● Data in this exercise:
______________________________
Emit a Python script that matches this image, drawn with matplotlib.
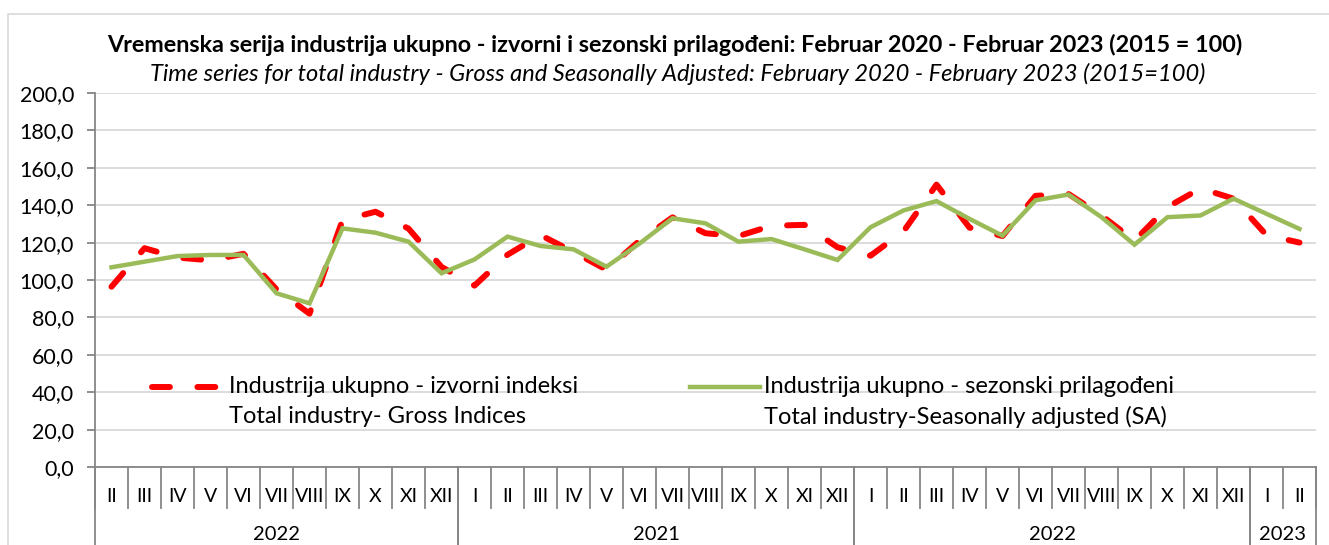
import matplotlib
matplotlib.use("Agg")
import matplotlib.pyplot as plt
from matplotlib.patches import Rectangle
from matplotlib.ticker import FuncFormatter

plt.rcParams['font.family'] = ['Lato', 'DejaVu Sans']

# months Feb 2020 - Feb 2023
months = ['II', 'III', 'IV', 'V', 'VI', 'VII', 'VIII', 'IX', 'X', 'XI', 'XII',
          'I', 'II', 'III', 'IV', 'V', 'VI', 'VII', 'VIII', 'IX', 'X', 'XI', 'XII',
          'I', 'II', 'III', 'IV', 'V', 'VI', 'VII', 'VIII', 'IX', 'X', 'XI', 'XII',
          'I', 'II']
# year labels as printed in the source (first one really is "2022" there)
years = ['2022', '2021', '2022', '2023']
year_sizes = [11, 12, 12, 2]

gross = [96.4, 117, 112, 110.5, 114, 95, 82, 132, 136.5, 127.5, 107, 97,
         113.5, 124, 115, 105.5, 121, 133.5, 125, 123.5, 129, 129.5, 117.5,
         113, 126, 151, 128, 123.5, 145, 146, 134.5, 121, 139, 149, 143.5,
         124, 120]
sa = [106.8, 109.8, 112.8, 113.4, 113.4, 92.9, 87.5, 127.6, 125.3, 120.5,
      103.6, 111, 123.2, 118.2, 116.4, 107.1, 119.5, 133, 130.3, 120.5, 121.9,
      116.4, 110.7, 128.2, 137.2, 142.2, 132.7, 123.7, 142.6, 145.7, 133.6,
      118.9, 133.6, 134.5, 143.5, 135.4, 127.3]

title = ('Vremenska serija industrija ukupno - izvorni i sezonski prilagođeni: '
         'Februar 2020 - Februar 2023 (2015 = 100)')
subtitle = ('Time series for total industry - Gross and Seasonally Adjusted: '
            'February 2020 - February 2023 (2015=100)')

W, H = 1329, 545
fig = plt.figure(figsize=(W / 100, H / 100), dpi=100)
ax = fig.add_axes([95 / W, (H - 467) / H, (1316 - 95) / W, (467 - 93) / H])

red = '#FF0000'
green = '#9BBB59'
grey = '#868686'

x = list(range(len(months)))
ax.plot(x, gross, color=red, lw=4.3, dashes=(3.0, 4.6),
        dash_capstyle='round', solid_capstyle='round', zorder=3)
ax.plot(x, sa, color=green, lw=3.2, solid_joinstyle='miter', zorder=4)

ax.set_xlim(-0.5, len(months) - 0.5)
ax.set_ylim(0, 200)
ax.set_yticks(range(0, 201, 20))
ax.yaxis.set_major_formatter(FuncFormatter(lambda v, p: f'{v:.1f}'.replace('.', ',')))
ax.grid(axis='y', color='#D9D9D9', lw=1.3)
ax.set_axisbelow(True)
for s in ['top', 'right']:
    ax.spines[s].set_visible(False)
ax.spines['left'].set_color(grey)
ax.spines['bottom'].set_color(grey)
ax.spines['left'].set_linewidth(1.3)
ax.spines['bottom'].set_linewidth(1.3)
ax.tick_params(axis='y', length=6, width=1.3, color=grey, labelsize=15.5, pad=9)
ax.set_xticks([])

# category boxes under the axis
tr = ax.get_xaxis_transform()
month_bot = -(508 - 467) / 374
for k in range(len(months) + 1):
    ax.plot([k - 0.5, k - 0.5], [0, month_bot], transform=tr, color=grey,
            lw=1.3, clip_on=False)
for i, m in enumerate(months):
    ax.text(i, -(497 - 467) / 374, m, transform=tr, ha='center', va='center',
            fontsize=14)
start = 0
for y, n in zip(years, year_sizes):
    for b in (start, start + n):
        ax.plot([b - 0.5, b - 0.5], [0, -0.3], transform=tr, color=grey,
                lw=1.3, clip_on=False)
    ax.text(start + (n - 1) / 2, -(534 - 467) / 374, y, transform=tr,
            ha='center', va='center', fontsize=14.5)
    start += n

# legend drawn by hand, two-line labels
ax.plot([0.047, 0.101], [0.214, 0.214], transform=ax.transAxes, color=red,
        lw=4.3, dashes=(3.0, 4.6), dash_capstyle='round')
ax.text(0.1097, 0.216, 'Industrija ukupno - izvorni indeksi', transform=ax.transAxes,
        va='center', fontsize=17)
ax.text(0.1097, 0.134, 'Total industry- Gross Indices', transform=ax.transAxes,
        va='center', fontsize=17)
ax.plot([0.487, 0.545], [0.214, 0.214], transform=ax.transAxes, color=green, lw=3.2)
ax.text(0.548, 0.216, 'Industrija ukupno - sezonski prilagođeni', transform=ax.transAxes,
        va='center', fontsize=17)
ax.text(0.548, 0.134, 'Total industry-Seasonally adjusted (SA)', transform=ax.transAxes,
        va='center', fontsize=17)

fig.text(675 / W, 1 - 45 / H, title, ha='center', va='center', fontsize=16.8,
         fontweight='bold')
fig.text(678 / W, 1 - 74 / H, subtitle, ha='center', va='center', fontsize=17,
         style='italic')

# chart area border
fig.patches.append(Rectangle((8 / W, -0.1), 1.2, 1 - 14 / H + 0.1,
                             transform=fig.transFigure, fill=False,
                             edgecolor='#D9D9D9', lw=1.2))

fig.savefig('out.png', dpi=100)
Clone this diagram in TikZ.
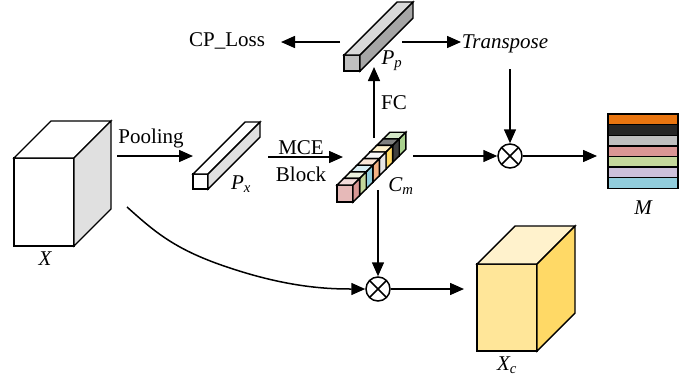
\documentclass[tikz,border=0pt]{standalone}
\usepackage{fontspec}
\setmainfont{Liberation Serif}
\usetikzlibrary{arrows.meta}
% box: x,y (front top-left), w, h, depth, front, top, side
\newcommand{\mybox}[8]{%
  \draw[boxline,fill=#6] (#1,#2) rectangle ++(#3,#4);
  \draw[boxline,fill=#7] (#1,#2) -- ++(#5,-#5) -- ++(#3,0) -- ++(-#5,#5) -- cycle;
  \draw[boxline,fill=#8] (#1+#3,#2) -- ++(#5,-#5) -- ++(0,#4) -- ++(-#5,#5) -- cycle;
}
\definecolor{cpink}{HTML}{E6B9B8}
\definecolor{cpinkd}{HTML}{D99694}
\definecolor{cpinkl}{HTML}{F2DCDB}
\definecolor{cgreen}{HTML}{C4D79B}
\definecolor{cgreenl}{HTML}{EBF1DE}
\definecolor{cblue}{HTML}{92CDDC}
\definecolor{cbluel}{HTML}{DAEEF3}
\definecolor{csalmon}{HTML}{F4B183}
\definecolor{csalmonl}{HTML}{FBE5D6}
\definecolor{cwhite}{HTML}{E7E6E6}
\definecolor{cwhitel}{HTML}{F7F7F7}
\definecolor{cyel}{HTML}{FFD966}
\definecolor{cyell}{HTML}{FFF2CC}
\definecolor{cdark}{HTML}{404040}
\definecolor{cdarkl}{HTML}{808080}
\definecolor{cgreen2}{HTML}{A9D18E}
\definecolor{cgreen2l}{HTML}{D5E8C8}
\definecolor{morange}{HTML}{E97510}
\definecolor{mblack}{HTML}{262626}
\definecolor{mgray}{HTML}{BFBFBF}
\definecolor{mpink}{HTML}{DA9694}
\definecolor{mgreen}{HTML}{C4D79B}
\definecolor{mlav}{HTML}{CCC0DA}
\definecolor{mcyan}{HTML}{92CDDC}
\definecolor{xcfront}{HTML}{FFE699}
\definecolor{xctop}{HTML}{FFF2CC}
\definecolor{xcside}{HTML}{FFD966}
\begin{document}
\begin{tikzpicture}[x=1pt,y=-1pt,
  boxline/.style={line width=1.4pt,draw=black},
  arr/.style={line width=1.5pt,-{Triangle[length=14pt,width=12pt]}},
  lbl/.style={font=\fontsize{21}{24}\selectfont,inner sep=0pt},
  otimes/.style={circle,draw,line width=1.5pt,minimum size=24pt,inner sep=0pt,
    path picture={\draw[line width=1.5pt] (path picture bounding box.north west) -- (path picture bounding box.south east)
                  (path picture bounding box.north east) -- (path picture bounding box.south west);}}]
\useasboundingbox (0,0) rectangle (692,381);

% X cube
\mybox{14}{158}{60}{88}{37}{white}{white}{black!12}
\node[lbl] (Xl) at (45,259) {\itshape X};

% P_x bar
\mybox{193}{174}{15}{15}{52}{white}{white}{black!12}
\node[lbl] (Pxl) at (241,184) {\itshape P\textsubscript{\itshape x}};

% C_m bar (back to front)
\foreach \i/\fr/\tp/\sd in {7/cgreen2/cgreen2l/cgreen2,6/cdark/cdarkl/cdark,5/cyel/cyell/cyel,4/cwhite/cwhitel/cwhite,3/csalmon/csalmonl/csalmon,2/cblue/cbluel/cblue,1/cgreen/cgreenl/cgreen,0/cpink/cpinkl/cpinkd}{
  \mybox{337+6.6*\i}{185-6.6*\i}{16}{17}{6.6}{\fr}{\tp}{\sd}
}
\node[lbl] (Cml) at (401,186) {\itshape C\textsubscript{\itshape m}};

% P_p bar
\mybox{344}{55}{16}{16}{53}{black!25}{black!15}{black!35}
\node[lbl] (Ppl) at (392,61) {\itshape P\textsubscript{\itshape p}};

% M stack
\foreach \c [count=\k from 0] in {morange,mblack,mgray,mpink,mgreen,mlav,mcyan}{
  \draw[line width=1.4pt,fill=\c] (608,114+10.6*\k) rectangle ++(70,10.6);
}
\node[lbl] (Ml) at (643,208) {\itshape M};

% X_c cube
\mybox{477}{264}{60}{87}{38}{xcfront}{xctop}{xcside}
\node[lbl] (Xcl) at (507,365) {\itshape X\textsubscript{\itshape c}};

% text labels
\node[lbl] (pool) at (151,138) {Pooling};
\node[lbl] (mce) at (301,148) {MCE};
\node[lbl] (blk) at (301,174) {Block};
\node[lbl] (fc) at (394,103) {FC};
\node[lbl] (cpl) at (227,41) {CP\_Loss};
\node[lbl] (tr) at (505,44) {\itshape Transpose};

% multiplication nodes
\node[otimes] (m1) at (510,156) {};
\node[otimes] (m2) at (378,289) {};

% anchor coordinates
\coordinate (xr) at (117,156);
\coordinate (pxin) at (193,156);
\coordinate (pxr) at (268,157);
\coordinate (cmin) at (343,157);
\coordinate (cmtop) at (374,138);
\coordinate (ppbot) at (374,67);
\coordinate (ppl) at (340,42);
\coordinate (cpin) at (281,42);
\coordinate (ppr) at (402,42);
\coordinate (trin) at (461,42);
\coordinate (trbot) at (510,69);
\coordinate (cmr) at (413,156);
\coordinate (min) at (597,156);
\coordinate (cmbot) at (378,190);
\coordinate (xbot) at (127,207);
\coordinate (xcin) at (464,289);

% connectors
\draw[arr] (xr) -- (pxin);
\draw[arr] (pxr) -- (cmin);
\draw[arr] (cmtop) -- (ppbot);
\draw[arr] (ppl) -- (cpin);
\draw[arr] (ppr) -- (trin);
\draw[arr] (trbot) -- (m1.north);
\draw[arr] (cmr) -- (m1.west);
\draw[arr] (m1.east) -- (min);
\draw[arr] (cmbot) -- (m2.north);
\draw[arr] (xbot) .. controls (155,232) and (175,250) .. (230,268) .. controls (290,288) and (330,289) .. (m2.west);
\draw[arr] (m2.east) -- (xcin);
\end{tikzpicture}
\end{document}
______________________________
● The task: Transcribe exactly, please, the lines between the start of the records above and the line holding "plt.rcParams['font.family'] = ['Lato', 'DejaVu", counting both of those lines and omitting pictures.

● Task output:
Emit a Python script that matches this image, drawn with matplotlib.
import matplotlib
matplotlib.use("Agg")
import matplotlib.pyplot as plt
from matplotlib.patches import Rectangle
from matplotlib.ticker import FuncFormatter

plt.rcParams['font.family'] = ['Lato', 'DejaVu Sans']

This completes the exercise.